Sedangkan baptisan manusia dewasa ini adalah penyatuan seseorang dengan anggota gereja, di mana orang yang dipermandikan menjadi anggota gereja. Orang yang sudah menjadi anggota gereja itu disatukan dalam keluarga besar Allah. Maka orang yang sudah masuk dalam keluarga besar Anak-anak Allah mustinya menyandang predikat:” Anak yang Allah Kasihi dan karenanya harus berkenan di hadapan Allah.
Sampai di sinilah kita akhirnya berkaca sambil bertanya pada diri sendiri:” Apakah kita, anda dan saya adalah anak-anak yang sungguh di kasihi Allah dan berkenan kepada-Nya? Bila kita jujur, mungkin kita masih jauh disebut sebagai yang dikasihi Allah, apalagi berkenan di hadapan Allah.
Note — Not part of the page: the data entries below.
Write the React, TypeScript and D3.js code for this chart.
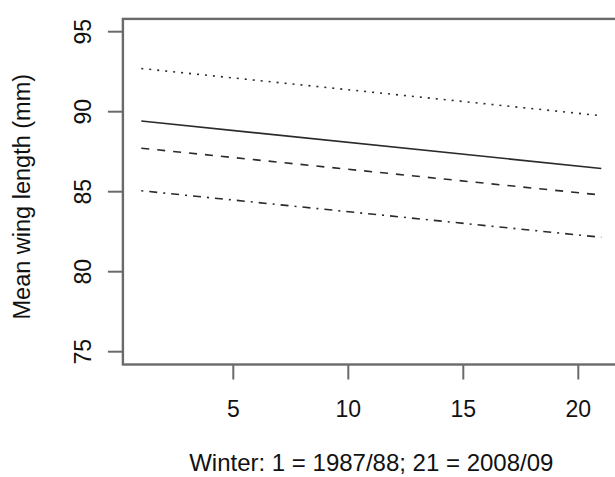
import React from "react";
import * as d3 from "d3";

// winters at the ends of each fitted line
const winters = [1, 21];
const upperLine = [92.7, 89.75];
const meanLine = [89.42, 86.45];
const lowerLine = [87.72, 84.79];
const lowestLine = [85.06, 82.15];

const xTicks = [5, 10, 15, 20];
const yTicks = [75, 80, 85, 90, 95];

const series = [
  { name: "upper", values: upperLine, dash: "2 6" },
  { name: "mean", values: meanLine, dash: null },
  { name: "lower", values: lowerLine, dash: "8 8" },
  { name: "lowest", values: lowestLine, dash: "2 6 8 6" },
];

const W = 615;
const H = 477;
const font = "'Liberation Sans', Arial, sans-serif";

export default function App() {
  // R style limits: 4% padding on both ends
  const xPad = (21 - 1) * 0.04;
  const yPad = (95 - 75) * 0.04;
  const x = d3.scaleLinear().domain([1 - xPad, 21 + xPad]).range([122.9, 619.7]);
  const y = d3.scaleLinear().domain([75 - yPad, 95 + yPad]).range([364.5, 18.9]);

  const [x0, x1] = x.range();
  const [y0, y1] = y.range();
  const tick = 15;

  const line = d3
    .line<number>()
    .x((d, i) => x(winters[i]))
    .y((d) => y(d));

  return (
    <div style={{ position: "absolute", left: 0, top: 0 }}>
      <svg width={W} height={H} style={{ display: "block", background: "#fff" }}>
        {series.map((s) => (
          <path
            key={s.name}
            d={line(s.values) || ""}
            fill="none"
            stroke="#2a2a2a"
            strokeWidth={1.6}
            strokeDasharray={s.dash || undefined}
          />
        ))}

        {/* box */}
        <rect
          x={x0}
          y={y1}
          width={x1 - x0}
          height={y0 - y1}
          fill="none"
          stroke="#6a6a6a"
          strokeWidth={2.4}
        />

        {/* y axis */}
        <g fontFamily={font} fontSize={23} fill="#111">
          {yTicks.map((t) => (
            <g key={t}>
              <line x1={x0 - tick} x2={x0} y1={y(t)} y2={y(t)} stroke="#6a6a6a" strokeWidth={2} />
              <text
                transform={`translate(90.5,${y(t)}) rotate(-90)`}
                textAnchor="middle"
              >
                {t}
              </text>
            </g>
          ))}
          <text
            transform={`translate(30,${(y0 + y1) / 2 + 5}) rotate(-90)`}
            textAnchor="middle"
            fontSize={23.5}
          >
            Mean wing length (mm)
          </text>
        </g>

        {/* x axis */}
        <g fontFamily={font} fontSize={23} fill="#111">
          {xTicks.map((t) => (
            <g key={t}>
              <line x1={x(t)} x2={x(t)} y1={y0} y2={y0 + tick} stroke="#6a6a6a" strokeWidth={2} />
              <text x={x(t)} y={417} textAnchor="middle">
                {t}
              </text>
            </g>
          ))}
          <text x={(x0 + x1) / 2} y={471} textAnchor="middle" fontSize={24}>
            Winter: 1 = 1987/88; 21 = 2008/09
          </text>
        </g>
      </svg>
    </div>
  );
}
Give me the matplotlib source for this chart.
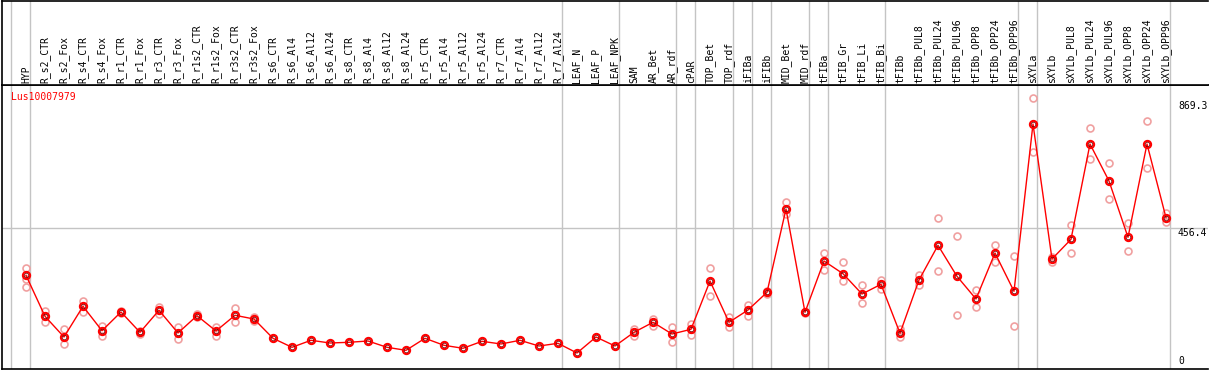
import numpy as np
import matplotlib
matplotlib.use("Agg")
import matplotlib.pyplot as plt

# sample names, in plotting order
samples = [
    "HYP", "R_s2_CTR", "R_s2_Fox", "R_s4_CTR", "R_s4_Fox", "R_r1_CTR", "R_r1_Fox",
    "R_r3_CTR", "R_r3_Fox", "R_r1s2_CTR", "R_r1s2_Fox", "R_r3s2_CTR", "R_r3s2_Fox",
    "R_s6_CTR", "R_s6_Al4", "R_s6_Al12", "R_s6_Al24", "R_s8_CTR", "R_s8_Al4",
    "R_s8_Al12", "R_s8_Al24", "R_r5_CTR", "R_r5_Al4", "R_r5_Al12", "R_r5_Al24",
    "R_r7_CTR", "R_r7_Al4", "R_r7_Al12", "R_r7_Al24", "LEAF_N", "LEAF_P", "LEAF_NPK",
    "SAM", "AR_Bet", "AR_rdf", "cPAR", "TOP_Bet", "TOP_rdf", "iFIBa", "iFIBb",
    "MID_Bet", "MID_rdf", "tFIBa", "tFIB_Gr", "tFIB_Li", "tFIB_Bi", "tFIBb",
    "tFIBb_PUL8", "tFIBb_PUL24", "tFIBb_PUL96", "tFIBb_OPP8", "tFIBb_OPP24",
    "tFIBb_OPP96", "sXYLa", "sXYLb", "sXYLb_PUL8", "sXYLb_PUL24", "sXYLb_PUL96",
    "sXYLb_OPP8", "sXYLb_OPP24", "sXYLb_OPP96",
]

# number of samples in each experiment group (separators drawn after each)
group_sizes = [1, 28, 3, 3, 1, 2, 1, 1, 2, 1, 3, 7, 1, 7]

# mean expression per sample
means = [
    303.4, 169.9, 102.5, 202.5, 123.0, 183.9, 117.8, 189.5, 115.6, 171.9,
    122.1, 173.2, 161.1, 98.3, 69.0, 91.8, 83.0, 85.3, 89.5, 69.0,
    59.2, 98.3, 75.5, 65.8, 88.5, 79.8, 91.8, 73.2, 82.0, 50.5,
    102.5, 73.2, 117.8, 150.4, 112.3, 127.6, 284.8, 150.4, 190.4, 248.0,
    519.2, 182.9, 349.9, 308.6, 242.5, 274.1, 114.6, 288.1, 401.0, 300.1,
    226.2, 376.0, 251.3, 795.9, 356.4, 420.6, 730.8, 610.4, 427.1, 730.8,
    490.9,
]

# individual replicates (empty where they sit under the mean)
replicates = [
    [326.2, 290.4, 264.3], [187.2, 152.3], [127.6, 78.8], [219.7, 184.9],
    [138.3, 104.8], [186.0, 182.0], [123.0, 111.3], [201.2, 177.4],
    [136.1, 96.0], [176.0, 168.0], [136.1, 106.8], [196.9, 151.4],
    [167.6, 155.6], [], [], [], [], [], [], [], [], [], [], [], [], [], [], [],
    [], [], [], [],
    [129.6, 105.8], [160.2, 138.3], [135.1, 87.2], [144.9, 110.0],
    [326.2, 237.0], [166.7, 135.1], [206.7, 170.9], [252.0, 244.0],
    [541.0, 502.0], [185.0, 180.0], [376.0, 319.7], [346.7, 283.9],
    [270.8, 212.2], [288.1, 259.8], [128.6, 103.5], [305.3, 271.8],
    [488.9, 317.4], [430.3, 173.2], [254.6, 199.2], [402.0, 345.7],
    [365.2, 137.4], [879.6, 703.8], [363.9, 347.6], [466.1, 375.0],
    [781.9, 681.0], [668.0, 551.8], [473.6, 381.5], [804.7, 651.7],
    [505.2, 477.9],
]

gene = "Lus10007979"
ytick_vals = [0, 456.4, 869.3]

W, H = 1209, 370
fig = plt.figure(figsize=(W / 100, H / 100), dpi=100)

x = np.arange(len(samples))
xlim = ((1.5 - 26) / 19, (1208 - 26) / 19)
mono = "DejaVu Sans Mono"

ax = fig.add_axes([1.5 / W, 1.5 / H, (1208 - 1.5) / W, (368.5 - 85.3) / H])
hdr = fig.add_axes([1.5 / W, (H - 85.3) / H, (1208 - 1.5) / W, 84.8 / H])

for a in (ax, hdr):
    a.set_xlim(*xlim)
    a.set_xticks([])
    a.set_yticks([])
    a.spines["right"].set_visible(False)
    for s in ("left", "top", "bottom"):
        a.spines[s].set_linewidth(1.2)
        a.spines[s].set_color("black")
hdr.set_ylim(0, 1)
ax.set_ylim(0, 921.9)

# group separators
bounds = np.concatenate([[-1], np.cumsum(group_sizes) - 1]) + 0.21
for b in bounds:
    for a in (ax, hdr):
        a.axvline(b, color="#c4c4c4", lw=1.0, zorder=0)

ax.axhline(ytick_vals[1], color="#c4c4c4", lw=1.0, zorder=0)

# sample labels in header
for xi, name in zip(x, samples):
    hdr.text(xi, 2.5 / 84.8, name, rotation=90, ha="center", va="bottom",
             family=mono, fontsize=7, color="black")

# replicates
rx = [xi for xi, r in zip(x, replicates) for _ in r]
ry = [v for r in replicates for v in r]
ax.plot(rx, ry, ls="none", marker="o", ms=5, mfc="none", mec="#f0a0a0",
        mew=1.2, zorder=2)

# mean line
ax.plot(x, means, color="red", lw=1.0, zorder=3)
ax.plot(x, means, ls="none", marker="o", ms=5.2, mfc="none", mec="red",
        mew=1.5, zorder=4)
ax.plot(x, means, ls="none", marker="o", ms=3.2, mfc="none", mec="#700000",
        mew=0.5, zorder=5)

ax.text(10 / 1206.5, 1 - 12 / 283.2, gene, transform=ax.transAxes,
        color="red", family=mono, fontsize=7, ha="left", va="center")

# value labels on the right
xr = (1178 - 26) / 19
ax.text(xr, ytick_vals[2], f"{ytick_vals[2]}", family=mono, fontsize=7,
        ha="left", va="top")
ax.text(xr, ytick_vals[1], f"{ytick_vals[1]}", family=mono, fontsize=7,
        ha="left", va="top")
ax.text(xr, 8, f"{ytick_vals[0]}", family=mono, fontsize=7, ha="left",
        va="bottom")

fig.savefig("out.png", dpi=100)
Menjadi orang yang berkenan di hadapan Allah bila kita menciptakan relasi yang mengalirkan hidup dengan sesama, orang yang kesepian didatangi, orang yang terkucil dirangkul. Mereka yang tidak terpandang atau malahan yang terpandang sebagai bukan seseorang, menjadi ‘seseorang.’
Saudara-saudara….Gereja meletakan Minggu Biasa I bertepatan dengan Pembaptisan Tuhan untuk menyadarkan kita bahwa sepanjang ziarah hidup kita dalam lingkaran masa liturgi ini, kita harus selalu menyadari diri bahwa kita adalah orang katolik oleh karena baptisan Air dan Roh Kudus. Karena kita adalah anak-anak Allah oleh baptisan itu, maka kita dituntut untuk menjadi orang katolik yang militan. Bukan jadi katolik abal-abal. Kita dituntut untuk menjadi orang katolik yang seratus persen, tetapi juga menjadi 100 % warga negara yang baik. Sebagai orang katolik yang seratus persen dan dan warga negara yang seratus persen pula, tugas orang katolik itu bukan untuk membaptis orang menjadi katolik, karena menjadi katolik atau tidak adalah urusan Roh Kudus; tetapi tugas orang katolik adalah bagaimana membuat baik negara dan bangsa Indonesia. Bila tugas ini diemban dengan baik maka, kita, anda dan saya adalah orang-orang katolik yang bukan biasa-biasa saja, melainkan orang katolik yang luar biasa karena kita telah masuk dalam barisan ” Orang yang Dikasihi Tuhan” dan pada akhirnya berkenan di hadirat-Nya.”